1. Why Baltimore and other Democratic-led programs get attention—and what they actually show
High-profile local initiatives led by Democratic mayors—Baltimore’s Group Violence Reduction Strategy, Detroit’s ShotStoppers program, and San Antonio’s Violent Crime Reduction Plan—are credited with substantial declines in homicides and shootings in specific cities, including a reported 21% decline in Baltimore homicides and a 34% drop in the most recent year cited [1] [4]. Media narratives and city statements emphasize these outcomes as evidence that a systemic, community-focused approach works, highlighting investments in violence prevention, community programs, and gun safety [5]. These are real, measurable successes at the municipal level, but they represent case-study evidence: strong for local accountability and promising program design, yet limited in generalizability because success depends on local context, implementation fidelity, and concurrent trends that broader studies are designed to control for [4].

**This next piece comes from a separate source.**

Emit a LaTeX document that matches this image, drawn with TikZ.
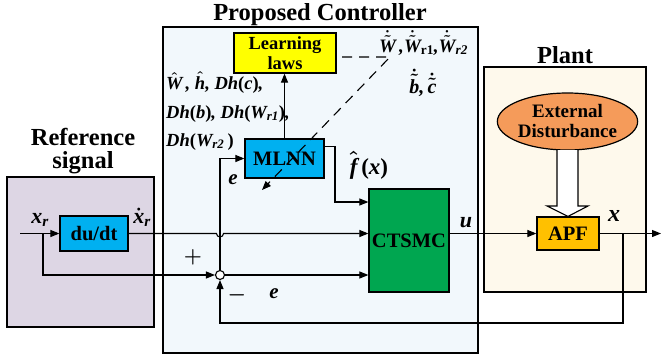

2. What rigorous multi-city research finds about partisanship and crime
Large-scale academic studies examining nearly 400 medium and large cities over decades report no consistent effect of mayoral partisanship on crime, policing expenditures, or police employment, using multiple causal inference techniques and long panels of data [3]. A January 2025 paper concluded that mayoral political affiliation explains little about subsequent crime trends or police resource allocation [2]. Another 2025 study reiterated that neither party’s control reliably predicts improvements or deteriorations in crime, arguing that campaign rhetoric about being “tough” or “soft” on crime often has limited translation into measurable changes in policing outcomes [6]. These findings suggest that systemic, cross-city causal drivers matter more than party labels when measuring aggregate crime changes.

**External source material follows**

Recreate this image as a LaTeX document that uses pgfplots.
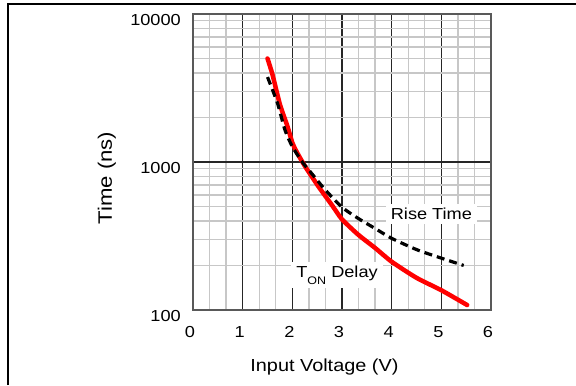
\documentclass[border=0pt]{standalone}
\usepackage{fontspec}
\setmainfont{Liberation Sans}[FakeStretch=1.14]
\usepackage{pgfplots}
\pgfplotsset{compat=1.18}
\begin{document}
\fontsize{16}{19}\selectfont
\begin{tikzpicture}[x=1bp,y=1bp]
\useasboundingbox (0,0) rectangle (576,385);
\draw[line width=2bp] (8.3,0) -- (8.3,381) -- (576,381);
\begin{axis}[
  at={(193bp,75bp)}, anchor=south west,
  width=298bp, height=296bp, scale only axis,
  xmin=0, xmax=6, ymode=log, ymin=100, ymax=10000,
  xtick={0,1,2,3,4,5,6},
  ytick={100,1000,10000},
  yticklabels={100,1000,10000},
  minor x tick num=2,
  grid=both,
  major grid style={black!85, line width=1.2bp},
  minor grid style={black!22, line width=1.4bp},
  major tick length=0pt, minor tick length=0pt,
  axis line style={black!65, line width=1.6bp},
  /pgf/number format/assume math mode=true,
  tick label style={font=\fontsize{16}{19}\selectfont, inner sep=0pt},
  xticklabel style={anchor=north, yshift=-16bp, xshift=-3bp},
  yticklabel style={anchor=east, xshift=-12bp, yshift=-6bp},
  xlabel={Input Voltage (V)},
  ylabel={Time (ns)},
  xlabel style={at={(axis description cs:0.441,-0.1926)}, anchor=center, inner sep=0pt, font=\fontsize{17.5}{20}\selectfont},
  ylabel style={at={(axis description cs:-0.289,0.446)}, anchor=center, rotate=0, inner sep=0pt, font=\fontsize{19.5}{22}\selectfont},
  clip=false,
]
\addplot[red, line width=4.5bp, line cap=round, smooth, tension=0.4] coordinates {
 (1.5,5000) (1.6,3900) (1.75,2450) (1.9,1750) (2.0,1350) (2.1,1150) (2.26,930)
 (2.53,680) (2.8,510) (3.0,410) (3.33,322) (3.67,262) (4.0,212) (4.5,165)
 (5.0,136) (5.52,108)
};
\addplot[black, line width=3.2bp, dash pattern=on 8bp off 5bp, smooth, tension=0.4] coordinates {
 (1.5,3750) (1.7,2500) (1.85,1650) (2.0,1270) (2.2,1000) (2.36,860) (2.66,650)
 (3.0,495) (3.33,415) (3.67,355) (4.0,305) (4.5,256) (5.0,224) (5.45,200)
};
\node[fill=white, inner xsep=5bp, inner ysep=4bp] at (axis cs:4.8,446) {Rise Time};
\node[fill=white, inner xsep=5bp, inner ysep=4bp] at (axis cs:2.9,172) {T\raisebox{-0.4em}{\fontsize{11}{11}\selectfont ON} Delay};
\end{axis}
\end{tikzpicture}
\end{document}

3. The prosecutorial dimension: progressive prosecutors and property crime signals
Research focused on progressive prosecutors—elected officials who often run with reform-oriented platforms—found statistically higher property and total crime rates associated with their terms in the 100 largest counties from 2000–2020, while violent crime showed limited change [7] [8]. Authors using quasi-experimental designs reported relative increases in property crime following progressive prosecutor elections, though they also note that absolute crime trends fell in many jurisdictions regardless of prosecutorial type, and violent crime did not spike as some critics predicted [9]. This nuance indicates that prosecutorial policy can influence certain categories of crime, but the effects are category-specific and not a clear indictment or vindication of a party platform.

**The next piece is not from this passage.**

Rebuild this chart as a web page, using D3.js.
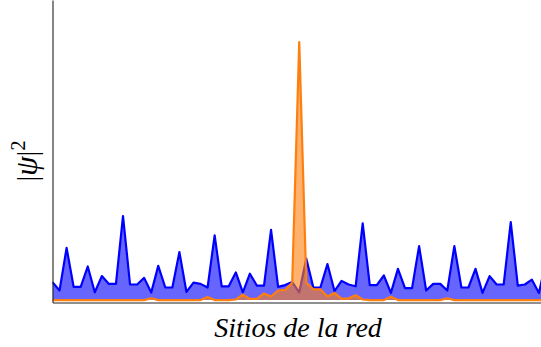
<!DOCTYPE html>
<html>
<head>
<meta charset="utf-8">
<script src="https://cdn.jsdelivr.net/npm/d3@7"></script>
<style>
  html, body { margin: 0; padding: 0; background: #fff; }
  svg { display: block; }
</style>
</head>
<body>
<svg id="chart" width="541" height="347"></svg>
<script>
// Lattice site indices
const sites = d3.range(0, 71);

// |psi|^2 of the extended (quasiperiodic) state
const extendedState = [
  0.030, 0.016, 0.087, 0.022, 0.022, 0.056, 0.013, 0.040, 0.027, 0.027,
  0.140, 0.026, 0.026, 0.037, 0.0125, 0.057, 0.021, 0.021, 0.080, 0.0136,
  0.029, 0.027, 0.021, 0.108, 0.023, 0.023, 0.046, 0.013, 0.044, 0.024,
  0.024, 0.117, 0.022, 0.025, 0.030, 0.013, 0.069, 0.021, 0.021, 0.060,
  0.015, 0.032, 0.026, 0.023, 0.128, 0.025, 0.025, 0.041, 0.012, 0.052,
  0.020, 0.020, 0.090, 0.016, 0.027, 0.027, 0.016, 0.090, 0.021, 0.021,
  0.052, 0.012, 0.040, 0.026, 0.026, 0.130, 0.024, 0.026, 0.034, 0.012,
  0.065
];

// |psi|^2 of the localized state
const localizedState = [
  0, 0, 0, 0, 0, 0, 0, 0, 0, 0,
  0, 0, 0, 0, 0.003, 0, 0, 0, 0, 0,
  0, 0, 0.005, 0, 0, 0, 0.001, 0.009, 0.002, 0.002,
  0.011, 0.006, 0.016, 0.017, 0.029, 0.430, 0.029, 0.018, 0.018, 0.006,
  0.012, 0.002, 0.003, 0.008, 0.001, 0, 0, 0, 0.0055, 0,
  0, 0, 0, 0, 0, 0, 0.003, 0, 0, 0,
  0, 0, 0, 0, 0, 0, 0, 0, 0, 0,
  0
];

const xLabel = "Sitios de la red";

const svg = d3.select("#chart");

const x = d3.scaleLinear().domain([0, 70]).range([52.5, 546]);
const y = d3.scaleLinear().domain([-0.004, 0.5]).range([302.5, 0]);

svg.append("defs").append("clipPath").attr("id", "plot-clip")
  .append("rect").attr("x", 52.5).attr("y", 0).attr("width", 541 - 52.5).attr("height", 302.5);

const plot = svg.append("g").attr("clip-path", "url(#plot-clip)");

function drawState(values, lineColor, fillColor) {
  const pts = sites.map((s, i) => [s, values[i]]);
  const area = d3.area()
    .x(d => x(d[0]))
    .y0(y(0))
    .y1(d => y(d[1]));
  const line = d3.line()
    .x(d => x(d[0]))
    .y(d => y(d[1]));
  plot.append("path")
    .attr("d", area(pts))
    .attr("fill", fillColor)
    .attr("fill-opacity", 0.6);
  plot.append("path")
    .attr("d", line(pts))
    .attr("fill", "none")
    .attr("stroke", lineColor)
    .attr("stroke-width", 2.2)
    .attr("stroke-linejoin", "round");
}

drawState(extendedState, "#0000ff", "#0000ff");
drawState(localizedState, "#ff7f0e", "#ff7f0e");

// Axes: spines only, no ticks
svg.append("g")
  .attr("transform", "translate(52.5,0)")
  .call(d3.axisLeft(y).ticks(0).tickSizeOuter(0));
svg.append("g")
  .attr("transform", "translate(0,302.5)")
  .call(d3.axisBottom(x).ticks(0).tickSizeOuter(0));
svg.selectAll(".domain").attr("stroke", "#222").attr("stroke-width", 1.1);

// Axis titles
svg.append("text")
  .attr("x", 298)
  .attr("y", 336.5)
  .attr("text-anchor", "middle")
  .attr("font-family", "'Liberation Serif', 'DejaVu Serif', serif")
  .attr("font-style", "italic")
  .attr("font-size", 28)
  .attr("fill", "#000")
  .text(xLabel);

const yl = svg.append("text")
  .attr("transform", "translate(37,161) rotate(-90)")
  .attr("text-anchor", "middle")
  .attr("font-family", "'Liberation Serif', 'DejaVu Serif', serif")
  .attr("font-size", 29)
  .attr("fill", "#000");
yl.append("tspan").text("|");
yl.append("tspan").attr("font-style", "italic").attr("font-size", 31).text("ψ");
yl.append("tspan").text("|");
yl.append("tspan").attr("font-size", 20).attr("dy", -12).text("2");
</script>
</body>
</html>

4. Reconciling case studies with cross-city null findings: scale, selection, and mechanisms
The tension between local success stories and null results in large-sample studies can be reconciled by recognizing differences in scale, selection, and mechanisms. Case studies highlight targeted interventions with concentrated resources and tailored strategies that can produce meaningful local effects; large studies average across heterogeneous cities and time periods, diluting localized impacts and focusing on systematic partisan signals that may be weak relative to local policy variation [4] [3]. In other words, party labels are blunt instruments; what matters more are the specific programs, funding, leadership, and context that determine outcomes. Hence, a city with a well-designed violence reduction plan can succeed under a Democratic mayor, while another city under the same party might not.
5. What this means for claims about party superiority and policy implications
Claims that one party’s platform has been categorically more effective at reducing urban crime since 2020 are not supported by the weight of the multi-city research, although municipal examples show that particular strategies reduce certain crimes when properly resourced and implemented [1] [2] [7]. Policymakers and voters should evaluate crime policy on the basis of specific interventions, measurable outcomes, and local conditions rather than relying on partisan shorthand. The evidence calls for focusing on program design, monitoring, and replication of proven local strategies while recognizing that broad party affiliation of city leaders is a poor predictor of crime outcomes across cities [3] [5].